I have fond, slightly wet memories of crying in a movie theater over Paper Towns and The Fault In Our Stars, but for the latest screen adaptation of a John Green book, fans only have to turn to their Hulu accounts to watch Looking for Alaska and sob in the comfort in their own homes. Green's 2005 debut novel hits the small screen in a limited series later this year, and before you re-read the book in preparation, catch up on the essential details about Hulu's Looking for Alaska.
This post contains spoilers for Looking for Alaska. Starring The Society's Kristine Froseth in the titular role, Looking for Alaska takes place from the perspective of Miles (Charlie Plummer), a new student at an Alabama boarding school. Historical figures' final words have inspired him to pursue more in life, and with this in mind, he makes new friends who give him the nickname Pudge soon after beginning school. He also befriends the whimsical and reflective Alaska, but when she dies in a sudden tragedy, Pudge and his friends are left with more questions than answers.

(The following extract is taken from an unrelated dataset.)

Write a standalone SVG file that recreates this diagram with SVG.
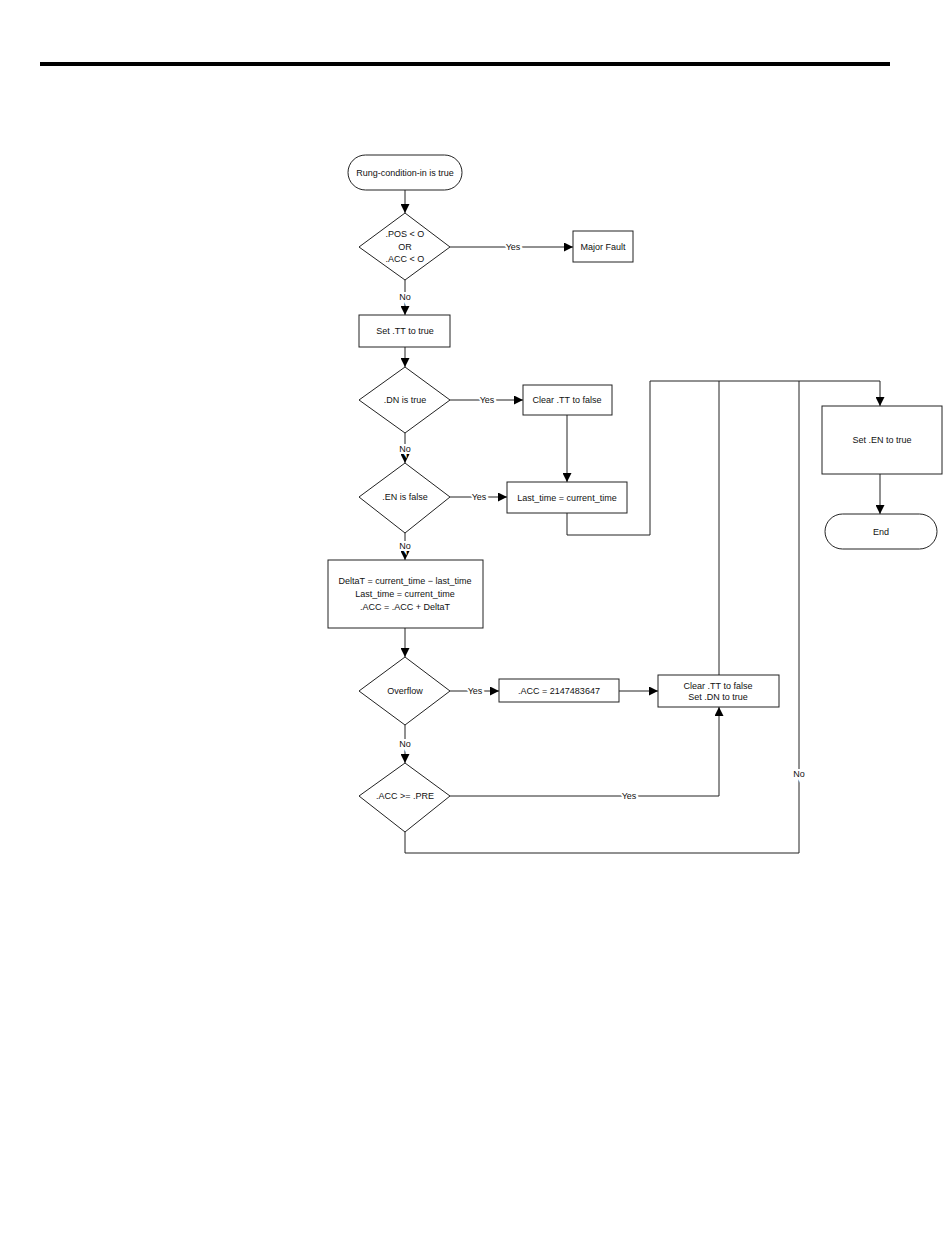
<svg xmlns="http://www.w3.org/2000/svg" width="950" height="1254" viewBox="0 0 950 1254">
<style>
.s{fill:#fff;stroke:#222;stroke-width:1}
.c{fill:none;stroke:#222;stroke-width:1}
text{font-family:"Liberation Sans",Arial,sans-serif;font-size:9px;fill:#111;text-anchor:middle;dominant-baseline:central}
.l{paint-order:stroke;stroke:#fff;stroke-width:4px}
</style>
<defs>
<marker id="a" viewBox="0 0 10 10" refX="10" refY="5" markerWidth="9" markerHeight="9" markerUnits="userSpaceOnUse" orient="auto">
<path d="M0,0L10,5L0,10z" fill="#000"/>
</marker>
</defs>
<rect width="950" height="1254" fill="#fff"/>
<line x1="40" y1="64" x2="890" y2="64" stroke="#000" stroke-width="4"/>
<g id="connectors">
<line class="c" x1="405" y1="190" x2="405" y2="213" marker-end="url(#a)"/>
<line class="c" x1="450" y1="247" x2="573" y2="247" marker-end="url(#a)"/>
<line class="c" x1="405" y1="280" x2="405" y2="315" marker-end="url(#a)"/>
<line class="c" x1="405" y1="347" x2="405" y2="367" marker-end="url(#a)"/>
<line class="c" x1="450" y1="400" x2="523" y2="400" marker-end="url(#a)"/>
<line class="c" x1="405" y1="433" x2="405" y2="463" marker-end="url(#a)"/>
<line class="c" x1="567" y1="415" x2="567" y2="482" marker-end="url(#a)"/>
<line class="c" x1="450" y1="497" x2="507" y2="497" marker-end="url(#a)"/>
<polyline class="c" points="567,513 567,535 650,535 650,381 880,381 880,406" marker-end="url(#a)"/>
<line class="c" x1="405" y1="533" x2="405" y2="560" marker-end="url(#a)"/>
<line class="c" x1="405" y1="628" x2="405" y2="657" marker-end="url(#a)"/>
<line class="c" x1="450" y1="691" x2="499" y2="691" marker-end="url(#a)"/>
<line class="c" x1="619" y1="691" x2="658" y2="691" marker-end="url(#a)"/>
<line class="c" x1="405" y1="725" x2="405" y2="763" marker-end="url(#a)"/>
<polyline class="c" points="450,796 719,796 719,707" marker-end="url(#a)"/>
<line class="c" x1="719" y1="675" x2="719" y2="381"/>
<polyline class="c" points="405,832 405,853 799,853 799,381"/>
<line class="c" x1="880" y1="474" x2="880" y2="514" marker-end="url(#a)"/>
<text class="l" x="513" y="247">Yes</text>
<text class="l" x="405" y="297">No</text>
<text class="l" x="487" y="400">Yes</text>
<text class="l" x="405" y="449">No</text>
<text class="l" x="479" y="497">Yes</text>
<text class="l" x="405" y="546">No</text>
<text class="l" x="475" y="691">Yes</text>
<text class="l" x="405" y="744">No</text>
<text class="l" x="629" y="796">Yes</text>
<text class="l" x="799" y="774">No</text>
</g>
<g id="start"><rect class="s" x="348" y="155" width="114" height="35" rx="17.5"/><text x="405" y="172.5">Rung-condition-in is true</text></g>
<g id="d1"><polygon class="s" points="405,213 450,247 405,280 359,247"/><text x="405" y="234">.POS &lt; O</text><text x="405" y="247">OR</text><text x="405" y="259">.ACC &lt; O</text></g>
<g id="fault"><rect class="s" x="573" y="231" width="60" height="31"/><text x="603" y="246.5">Major Fault</text></g>
<g id="settt"><rect class="s" x="359" y="315" width="91" height="32"/><text x="405" y="331">Set .TT to true</text></g>
<g id="d2"><polygon class="s" points="405,367 450,400 405,433 359,400"/><text x="405" y="400">.DN is true</text></g>
<g id="cleartt"><rect class="s" x="523" y="385" width="89" height="30"/><text x="567" y="400">Clear .TT to false</text></g>
<g id="d3"><polygon class="s" points="405,463 450,497 405,533 359,497"/><text x="405" y="497">.EN is false</text></g>
<g id="lasttime"><rect class="s" x="507" y="482" width="120" height="31"/><text x="567" y="497.5">Last_time = current_time</text></g>
<g id="delta"><rect class="s" x="328" y="560" width="155" height="68"/><text x="405" y="581">DeltaT = current_time − last_time</text><text x="405" y="594">Last_time = current_time</text><text x="405" y="607">.ACC = .ACC + DeltaT</text></g>
<g id="d4"><polygon class="s" points="405,657 450,691 405,725 359,691"/><text x="405" y="691">Overflow</text></g>
<g id="accmax"><rect class="s" x="499" y="679" width="120" height="23"/><text x="559" y="690.5">.ACC = 2147483647</text></g>
<g id="cleardn"><rect class="s" x="658" y="675" width="121" height="32"/><text x="718" y="686">Clear .TT to false</text><text x="718" y="697">Set .DN to true</text></g>
<g id="d5"><polygon class="s" points="405,763 450,796 405,832 359,796"/><text x="405" y="796">.ACC &gt;= .PRE</text></g>
<g id="seten"><rect class="s" x="822" y="406" width="120" height="68"/><text x="882" y="440">Set .EN to true</text></g>
<g id="end"><rect class="s" x="825" y="514" width="112" height="35" rx="17.5"/><text x="881" y="531.5">End</text></g>
</svg>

Fans still have a few months until the eight-episode series launches, but until then, there are a few details worth noting about Looking for Alaska and its differences from the book.
1. It Premieres On Hulu On Oct. 18, 2019
Unlike other streaming series, all eight episodes of Looking for Alaska will debut at once on Friday, Oct. 18. As of Aug. 9, a full trailer has yet to premiere, but the drama's first teaser briefly introduces Pudge, Alaska, and their friends. In true coming-of-age fashion, the footage also depicts them longing to do more with their lives.
2. The Adaptation Was Originally Going To Be A Film
As devout followers of Green and his successful YouTube channel know, the author sold the movie rights to Looking for Alaska in 2005, but the project never picked up steam. Rumors about a movie finally happening sparked in 2016, but at the time, Green responded, "To my knowledge, Paramount (who own the rights) have no plans to make a film ... Paramount refuses to sell them back to me for any price. You’d have to ask them why."
According to Deadline, several different writers and directors considered working on Looking for Alaska before the idea to adapt it into a series arose. To be fair, TV adaptations can sometimes do a book way more justice than a film can, so it's possible Hulu turns out to be just the right fit for Looking for Alaska.
3. It Won't Explain What Happened To Alaska
In the book, a drunk Alaska drives away from school, determined to carry out an urgent mission. She later crashes her car and dies, leaving her friends to question whether it was an accident or on purpose. For Hulu's version, newcomers to the story will also be left in the dark about Alaska's circumstances. "We will never know what happened that night," series creator Josh Schwartz revealed during the Television Critics Association's summer press tour. "And if you’ve seen the first episode, that is as much as you will see of the event. And it is a mystery what happened and that is part of what the characters will have to grapple with, and the audience.”
4. Alaska Won't Be Seen Solely Through The Male Gaze
Sure, the writing may be pretty, but nowadays it is a little hard to ignore the fact that Green's depiction of Alaska fits the ever-popular "manic pixie dream girl" trope. The book also captures her entirely through Pudge's perspective, but Schwartz told Deadline while the adaptation has remained faithful to the book, they have shifted the narrative's approach to Alaska. "The book is really about the limited male gaze and we wanted to make sure that Alaska exists in her own right,” Schwartz said. “The audience will have understanding of her character and she won’t exist only as a mystery, hopefully that will go some way to remedy that.”
Froseth also explained how the character is handled, telling Deadline, "We made sure she felt human, a regular teenager, and added in a lot of private moments that help show that."
5. It Was Developed For TV By The Creators Of 'The O.C.' & 'Gossip Girl'
Looking for Alaska's developers, Josh Schwartz and Stephanie Savage, are handling a story precious to those who first read it in their teens. But this isn't the first time the duo has overseen teenage stories; they were major players in the creation of famed teen dramas The O.C. and Gossip Girl. The two appear to be used to working with teenagers and beloved content, so Looking for Alaska is definitely in good hands.
Looking for Alaska premieres on Friday, Oct. 18, 2019, on Hulu.